Which items are most likely to get cheaper. Grocery products and household items that were on the tariff list will adjust faster because they turn over quickly.

These sectors are strategic and central to high value manufacturing. Keeping tariffs here preserves negotiating leverage and protects critical supply chains.

How will retailers handle pricing. Many will use promotions first, then adjust shelf prices as lower cost inventory becomes the majority of stock. Communication will vary. Some will highlight price cuts. Others will simply sharpen price points.

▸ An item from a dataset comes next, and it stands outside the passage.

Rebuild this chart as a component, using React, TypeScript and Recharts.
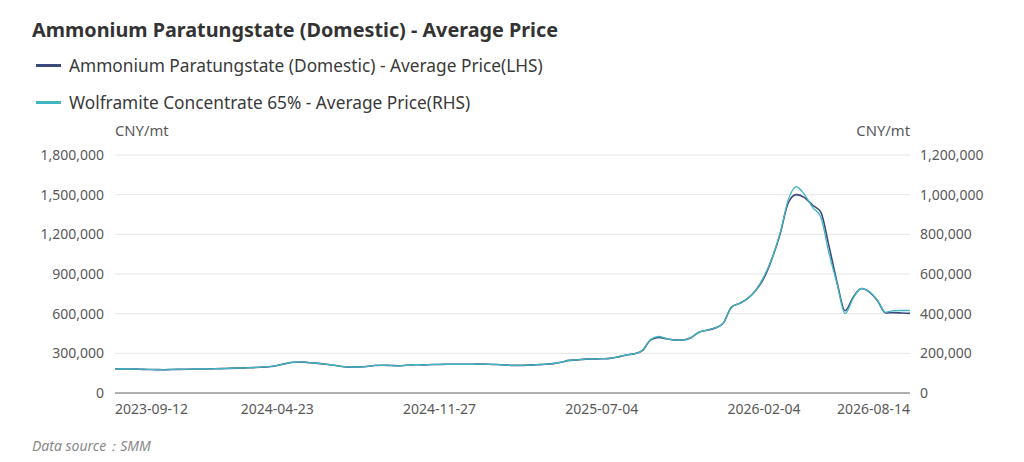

What should importers do this week. Update landed cost models, review purchase orders, and align promotional plans. File clean documentation and be ready to submit refund claims where appropriate.

Could this change again. Trade negotiations are dynamic. Companies should keep contingency plans and avoid locking in long term prices without tariff flexibility.

Conclusion

Canada’s decision to relax many retaliatory tariffs on US goods while keeping levies on autos, steel, and aluminum is a practical compromise. Households will see relief first where products turn fast and brands fight hard for the weekly shopper. Businesses will gain margin room on de tariffed lines and should move quickly to embed those gains in prices and promotions. In metal heavy and auto related categories, the policy stance remains firm, which means planning for persistence.

If you lead a team, the immediate to do list is straightforward. Clean up your tariff codes, recalc your costs, talk to your suppliers, and get your promotions ready. If you are a consumer, watch the flyers and ask informed questions on the showroom floor. Trade policy can feel abstract. When tariffs fall, the effect is personal. Your grocery bill and your big ticket purchases are where you will feel it first.

The broader story is about leverage and balance. Ottawa is saying yes to relief where it can and holding the line where it must. Washington will decide how to meet that move. In the meantime, there is real work to do to capture the upside, protect against the remaining frictions, and keep your plans flexible. That work starts now.